What needs to be done:
Gather up every line that includes the string "code".

Provided records:
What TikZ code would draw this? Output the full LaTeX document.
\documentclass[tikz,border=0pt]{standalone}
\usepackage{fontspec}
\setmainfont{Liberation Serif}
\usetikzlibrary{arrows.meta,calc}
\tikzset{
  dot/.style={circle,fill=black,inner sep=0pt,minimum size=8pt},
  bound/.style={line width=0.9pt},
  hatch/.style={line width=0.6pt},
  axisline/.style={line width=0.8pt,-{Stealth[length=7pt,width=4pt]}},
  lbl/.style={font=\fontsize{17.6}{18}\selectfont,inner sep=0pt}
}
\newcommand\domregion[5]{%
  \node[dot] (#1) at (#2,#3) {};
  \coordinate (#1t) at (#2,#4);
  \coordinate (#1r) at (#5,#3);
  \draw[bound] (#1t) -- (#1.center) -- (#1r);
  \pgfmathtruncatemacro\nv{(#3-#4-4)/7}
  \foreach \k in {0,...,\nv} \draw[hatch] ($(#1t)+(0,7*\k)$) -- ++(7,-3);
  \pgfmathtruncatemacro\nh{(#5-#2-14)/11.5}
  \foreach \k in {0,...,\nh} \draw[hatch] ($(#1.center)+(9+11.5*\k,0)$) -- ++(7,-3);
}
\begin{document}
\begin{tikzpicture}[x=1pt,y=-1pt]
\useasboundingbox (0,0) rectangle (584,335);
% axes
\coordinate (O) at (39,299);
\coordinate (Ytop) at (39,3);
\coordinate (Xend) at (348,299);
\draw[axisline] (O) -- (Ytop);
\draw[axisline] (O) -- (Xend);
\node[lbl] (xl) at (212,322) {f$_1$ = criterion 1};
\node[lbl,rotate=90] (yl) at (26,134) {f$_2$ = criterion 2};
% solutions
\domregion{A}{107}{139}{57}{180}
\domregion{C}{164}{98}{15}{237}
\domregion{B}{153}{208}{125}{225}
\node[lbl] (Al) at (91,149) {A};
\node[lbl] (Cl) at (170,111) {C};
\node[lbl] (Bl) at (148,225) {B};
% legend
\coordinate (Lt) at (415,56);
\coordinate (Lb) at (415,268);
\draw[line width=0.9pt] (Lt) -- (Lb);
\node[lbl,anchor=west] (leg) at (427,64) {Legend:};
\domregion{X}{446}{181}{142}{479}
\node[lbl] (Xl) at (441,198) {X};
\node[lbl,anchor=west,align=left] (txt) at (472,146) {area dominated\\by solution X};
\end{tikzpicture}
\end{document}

* * *

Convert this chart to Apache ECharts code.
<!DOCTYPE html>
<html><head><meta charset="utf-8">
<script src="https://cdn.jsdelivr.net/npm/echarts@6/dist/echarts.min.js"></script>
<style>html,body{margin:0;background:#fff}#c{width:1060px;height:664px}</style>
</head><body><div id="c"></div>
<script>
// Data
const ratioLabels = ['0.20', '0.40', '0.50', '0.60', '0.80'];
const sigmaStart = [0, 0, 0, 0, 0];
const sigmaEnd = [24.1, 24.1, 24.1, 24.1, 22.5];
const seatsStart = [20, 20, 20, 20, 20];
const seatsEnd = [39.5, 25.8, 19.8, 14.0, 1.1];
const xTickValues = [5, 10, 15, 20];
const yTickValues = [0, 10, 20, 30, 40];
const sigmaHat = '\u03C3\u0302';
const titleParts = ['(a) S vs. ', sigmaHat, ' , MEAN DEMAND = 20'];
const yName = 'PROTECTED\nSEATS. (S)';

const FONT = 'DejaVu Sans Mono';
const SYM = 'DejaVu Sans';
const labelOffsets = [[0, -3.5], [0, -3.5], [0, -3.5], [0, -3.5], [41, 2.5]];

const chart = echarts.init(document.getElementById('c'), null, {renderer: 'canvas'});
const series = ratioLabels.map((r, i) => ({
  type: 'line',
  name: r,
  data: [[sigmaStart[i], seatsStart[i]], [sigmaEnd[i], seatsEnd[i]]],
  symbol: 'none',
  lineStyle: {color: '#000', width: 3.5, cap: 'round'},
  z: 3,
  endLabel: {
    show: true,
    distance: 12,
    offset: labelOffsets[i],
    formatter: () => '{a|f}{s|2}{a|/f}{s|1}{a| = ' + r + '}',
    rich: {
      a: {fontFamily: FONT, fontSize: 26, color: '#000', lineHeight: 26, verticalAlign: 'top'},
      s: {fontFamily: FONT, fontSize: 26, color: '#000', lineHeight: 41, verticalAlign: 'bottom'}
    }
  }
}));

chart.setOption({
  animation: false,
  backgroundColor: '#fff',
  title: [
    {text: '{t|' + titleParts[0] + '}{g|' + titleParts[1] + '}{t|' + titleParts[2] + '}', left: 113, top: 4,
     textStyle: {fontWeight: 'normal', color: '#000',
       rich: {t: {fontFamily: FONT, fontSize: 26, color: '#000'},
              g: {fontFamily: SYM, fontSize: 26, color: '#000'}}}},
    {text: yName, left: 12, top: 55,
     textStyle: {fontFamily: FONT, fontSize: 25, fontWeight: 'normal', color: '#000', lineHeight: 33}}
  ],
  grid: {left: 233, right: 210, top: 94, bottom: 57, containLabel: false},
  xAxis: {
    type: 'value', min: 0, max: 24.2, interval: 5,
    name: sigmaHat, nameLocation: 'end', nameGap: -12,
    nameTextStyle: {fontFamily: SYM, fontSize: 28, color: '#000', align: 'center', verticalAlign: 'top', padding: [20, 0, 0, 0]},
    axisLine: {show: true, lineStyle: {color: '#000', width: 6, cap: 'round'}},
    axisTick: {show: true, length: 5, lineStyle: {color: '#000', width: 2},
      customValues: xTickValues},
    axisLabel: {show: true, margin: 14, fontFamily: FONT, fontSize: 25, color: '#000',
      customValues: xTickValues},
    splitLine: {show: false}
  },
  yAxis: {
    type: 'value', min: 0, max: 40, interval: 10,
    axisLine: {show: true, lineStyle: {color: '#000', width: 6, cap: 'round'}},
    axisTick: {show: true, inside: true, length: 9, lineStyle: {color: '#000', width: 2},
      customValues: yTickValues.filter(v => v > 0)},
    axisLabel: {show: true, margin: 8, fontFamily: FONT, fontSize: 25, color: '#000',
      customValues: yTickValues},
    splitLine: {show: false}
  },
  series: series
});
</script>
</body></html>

==

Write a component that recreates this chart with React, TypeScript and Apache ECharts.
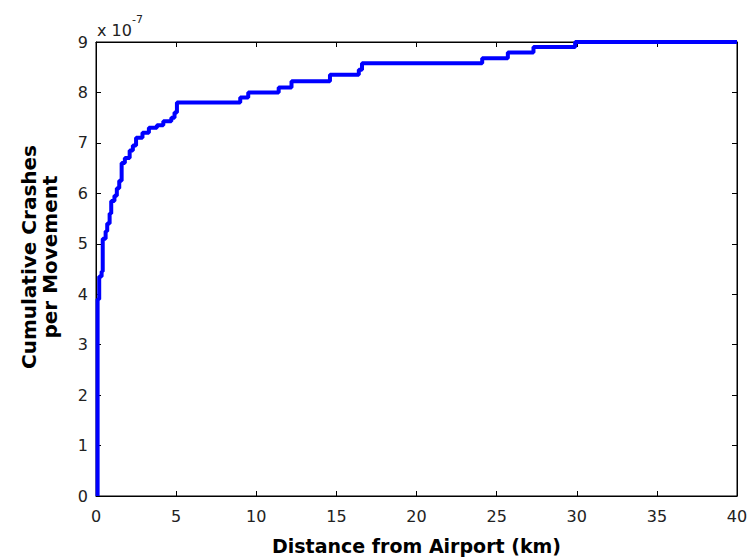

Response to this task:
What TikZ code would draw this? Output the full LaTeX document.
Convert this chart to Apache ECharts code.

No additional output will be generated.